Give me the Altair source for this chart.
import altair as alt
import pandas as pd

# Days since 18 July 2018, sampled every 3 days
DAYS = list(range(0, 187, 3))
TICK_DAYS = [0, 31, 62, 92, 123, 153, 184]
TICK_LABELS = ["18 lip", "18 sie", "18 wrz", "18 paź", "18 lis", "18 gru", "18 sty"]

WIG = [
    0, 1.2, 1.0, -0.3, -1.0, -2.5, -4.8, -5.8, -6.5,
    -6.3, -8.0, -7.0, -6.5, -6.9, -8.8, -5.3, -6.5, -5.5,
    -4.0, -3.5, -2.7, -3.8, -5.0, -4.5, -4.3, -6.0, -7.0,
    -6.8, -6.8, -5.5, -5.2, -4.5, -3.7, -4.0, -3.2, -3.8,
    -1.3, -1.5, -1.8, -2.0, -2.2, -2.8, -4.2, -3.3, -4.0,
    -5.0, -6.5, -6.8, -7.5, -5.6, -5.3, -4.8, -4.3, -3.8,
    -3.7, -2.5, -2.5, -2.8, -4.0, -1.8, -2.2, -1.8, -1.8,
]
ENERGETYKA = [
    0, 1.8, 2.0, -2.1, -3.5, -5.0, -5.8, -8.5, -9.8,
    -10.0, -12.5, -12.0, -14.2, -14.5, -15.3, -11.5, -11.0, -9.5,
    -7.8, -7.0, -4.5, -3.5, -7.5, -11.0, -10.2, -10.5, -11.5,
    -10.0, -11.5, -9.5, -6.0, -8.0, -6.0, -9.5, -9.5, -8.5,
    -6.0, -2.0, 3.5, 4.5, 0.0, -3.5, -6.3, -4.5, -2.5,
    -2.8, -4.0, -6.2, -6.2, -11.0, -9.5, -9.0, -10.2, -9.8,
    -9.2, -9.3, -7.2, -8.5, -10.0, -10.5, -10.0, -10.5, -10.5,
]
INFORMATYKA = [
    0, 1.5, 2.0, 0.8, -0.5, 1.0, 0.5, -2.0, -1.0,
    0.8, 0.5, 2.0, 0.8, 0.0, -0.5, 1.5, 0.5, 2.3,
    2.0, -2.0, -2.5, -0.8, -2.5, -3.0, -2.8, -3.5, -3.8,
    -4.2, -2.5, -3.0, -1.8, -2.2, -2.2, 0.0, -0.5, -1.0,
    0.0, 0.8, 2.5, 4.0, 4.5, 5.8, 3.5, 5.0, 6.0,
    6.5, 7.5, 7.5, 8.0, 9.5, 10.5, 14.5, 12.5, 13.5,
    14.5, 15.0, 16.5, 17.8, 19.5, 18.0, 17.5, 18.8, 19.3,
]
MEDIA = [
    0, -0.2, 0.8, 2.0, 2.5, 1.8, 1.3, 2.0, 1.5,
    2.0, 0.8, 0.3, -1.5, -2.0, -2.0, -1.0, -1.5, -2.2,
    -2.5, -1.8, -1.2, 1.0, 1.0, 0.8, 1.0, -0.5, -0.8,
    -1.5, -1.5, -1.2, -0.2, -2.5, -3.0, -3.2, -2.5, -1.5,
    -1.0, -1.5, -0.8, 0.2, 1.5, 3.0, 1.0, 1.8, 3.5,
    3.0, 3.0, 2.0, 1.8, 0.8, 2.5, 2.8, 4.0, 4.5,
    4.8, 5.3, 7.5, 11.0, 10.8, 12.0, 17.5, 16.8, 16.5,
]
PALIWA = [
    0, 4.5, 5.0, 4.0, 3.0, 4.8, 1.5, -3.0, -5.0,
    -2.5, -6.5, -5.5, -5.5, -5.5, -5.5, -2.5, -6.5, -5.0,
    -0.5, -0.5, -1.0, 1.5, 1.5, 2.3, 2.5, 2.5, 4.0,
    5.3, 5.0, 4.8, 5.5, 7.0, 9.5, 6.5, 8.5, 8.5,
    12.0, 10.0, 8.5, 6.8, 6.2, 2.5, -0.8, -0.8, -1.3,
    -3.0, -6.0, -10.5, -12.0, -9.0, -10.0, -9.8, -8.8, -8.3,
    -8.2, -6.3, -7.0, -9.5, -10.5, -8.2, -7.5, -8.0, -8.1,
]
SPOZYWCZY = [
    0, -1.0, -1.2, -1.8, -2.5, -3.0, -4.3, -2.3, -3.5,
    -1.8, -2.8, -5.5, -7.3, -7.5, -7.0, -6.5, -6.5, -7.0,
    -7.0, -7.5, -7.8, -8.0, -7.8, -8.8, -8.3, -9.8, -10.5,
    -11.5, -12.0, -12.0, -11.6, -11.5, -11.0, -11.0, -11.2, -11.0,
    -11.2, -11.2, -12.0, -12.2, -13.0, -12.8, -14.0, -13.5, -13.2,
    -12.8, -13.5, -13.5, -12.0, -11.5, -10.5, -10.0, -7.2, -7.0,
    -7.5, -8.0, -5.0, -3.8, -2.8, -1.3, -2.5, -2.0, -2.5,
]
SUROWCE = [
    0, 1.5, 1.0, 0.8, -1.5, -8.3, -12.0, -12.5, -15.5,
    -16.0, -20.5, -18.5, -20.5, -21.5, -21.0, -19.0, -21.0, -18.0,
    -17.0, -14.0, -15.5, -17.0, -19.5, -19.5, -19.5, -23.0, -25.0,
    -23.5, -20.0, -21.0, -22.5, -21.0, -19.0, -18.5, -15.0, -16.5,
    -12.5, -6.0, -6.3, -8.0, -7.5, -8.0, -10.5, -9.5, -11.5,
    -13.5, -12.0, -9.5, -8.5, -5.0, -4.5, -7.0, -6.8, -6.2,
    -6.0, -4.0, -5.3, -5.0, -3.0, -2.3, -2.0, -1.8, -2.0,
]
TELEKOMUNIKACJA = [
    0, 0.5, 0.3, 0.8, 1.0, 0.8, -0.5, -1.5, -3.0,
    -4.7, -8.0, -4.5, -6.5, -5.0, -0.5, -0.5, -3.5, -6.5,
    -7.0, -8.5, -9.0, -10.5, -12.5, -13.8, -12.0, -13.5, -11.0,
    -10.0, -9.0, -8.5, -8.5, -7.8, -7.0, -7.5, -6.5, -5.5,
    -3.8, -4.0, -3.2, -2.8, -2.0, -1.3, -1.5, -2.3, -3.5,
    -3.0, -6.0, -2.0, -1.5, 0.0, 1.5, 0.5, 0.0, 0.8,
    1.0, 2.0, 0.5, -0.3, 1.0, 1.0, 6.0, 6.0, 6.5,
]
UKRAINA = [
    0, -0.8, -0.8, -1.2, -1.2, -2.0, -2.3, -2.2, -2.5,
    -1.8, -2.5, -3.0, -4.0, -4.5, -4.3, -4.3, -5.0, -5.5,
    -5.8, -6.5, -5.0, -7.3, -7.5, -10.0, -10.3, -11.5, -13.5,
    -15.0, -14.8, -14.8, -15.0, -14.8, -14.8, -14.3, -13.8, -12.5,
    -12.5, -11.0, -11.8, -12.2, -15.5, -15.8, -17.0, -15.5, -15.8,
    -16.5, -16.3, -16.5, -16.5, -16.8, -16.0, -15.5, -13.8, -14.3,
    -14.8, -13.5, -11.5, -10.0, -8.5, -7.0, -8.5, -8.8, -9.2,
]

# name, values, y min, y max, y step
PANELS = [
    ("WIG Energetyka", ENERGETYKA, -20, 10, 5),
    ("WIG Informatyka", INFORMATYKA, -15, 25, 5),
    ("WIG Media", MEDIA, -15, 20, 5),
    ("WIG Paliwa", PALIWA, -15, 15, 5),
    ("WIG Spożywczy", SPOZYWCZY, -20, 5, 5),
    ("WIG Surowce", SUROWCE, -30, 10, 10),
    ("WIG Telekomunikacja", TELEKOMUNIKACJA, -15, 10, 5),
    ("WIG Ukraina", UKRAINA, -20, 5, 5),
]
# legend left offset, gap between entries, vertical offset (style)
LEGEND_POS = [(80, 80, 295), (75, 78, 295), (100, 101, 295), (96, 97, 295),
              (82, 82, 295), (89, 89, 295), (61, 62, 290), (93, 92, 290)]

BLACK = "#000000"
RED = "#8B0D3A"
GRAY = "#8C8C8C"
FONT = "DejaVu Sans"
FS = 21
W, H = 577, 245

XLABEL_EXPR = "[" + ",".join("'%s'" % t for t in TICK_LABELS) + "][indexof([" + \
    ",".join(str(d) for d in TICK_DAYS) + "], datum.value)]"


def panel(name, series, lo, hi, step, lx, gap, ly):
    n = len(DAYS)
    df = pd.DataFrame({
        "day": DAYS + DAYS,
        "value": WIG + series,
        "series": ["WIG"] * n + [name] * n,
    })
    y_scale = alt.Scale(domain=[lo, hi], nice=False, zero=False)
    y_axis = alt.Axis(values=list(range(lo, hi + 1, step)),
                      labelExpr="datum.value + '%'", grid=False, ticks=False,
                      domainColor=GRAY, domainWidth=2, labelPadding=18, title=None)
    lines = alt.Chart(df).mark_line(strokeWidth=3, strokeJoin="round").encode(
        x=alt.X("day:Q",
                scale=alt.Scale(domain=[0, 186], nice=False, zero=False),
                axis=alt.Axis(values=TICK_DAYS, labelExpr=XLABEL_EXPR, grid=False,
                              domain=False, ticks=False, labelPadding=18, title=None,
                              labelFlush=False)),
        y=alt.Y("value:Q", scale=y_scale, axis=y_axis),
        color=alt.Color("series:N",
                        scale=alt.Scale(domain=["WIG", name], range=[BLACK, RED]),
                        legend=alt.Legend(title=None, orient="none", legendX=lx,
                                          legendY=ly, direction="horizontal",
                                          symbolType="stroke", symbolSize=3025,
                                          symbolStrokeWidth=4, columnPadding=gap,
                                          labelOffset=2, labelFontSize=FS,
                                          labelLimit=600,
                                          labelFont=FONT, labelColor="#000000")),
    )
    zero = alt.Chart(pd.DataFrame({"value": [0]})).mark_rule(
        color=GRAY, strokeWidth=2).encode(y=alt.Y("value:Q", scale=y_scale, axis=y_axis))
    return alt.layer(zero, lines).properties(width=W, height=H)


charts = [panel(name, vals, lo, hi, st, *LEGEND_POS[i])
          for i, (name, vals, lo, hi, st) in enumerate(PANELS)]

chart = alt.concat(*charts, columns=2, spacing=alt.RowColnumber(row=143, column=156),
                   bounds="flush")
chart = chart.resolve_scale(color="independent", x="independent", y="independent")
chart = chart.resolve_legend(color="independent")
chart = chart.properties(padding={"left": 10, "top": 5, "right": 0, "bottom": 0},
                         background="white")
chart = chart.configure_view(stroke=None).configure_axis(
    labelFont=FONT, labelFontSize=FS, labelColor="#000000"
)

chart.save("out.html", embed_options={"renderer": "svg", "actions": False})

PROBLEM REQUIREMENTS: Starting at the first line of the data above, please restate word for word every line up to and including the one that holds "import pandas as pd", and add nothing else.

THE RESPONSE:
Give me the Altair source for this chart.
import altair as alt
import pandas as pd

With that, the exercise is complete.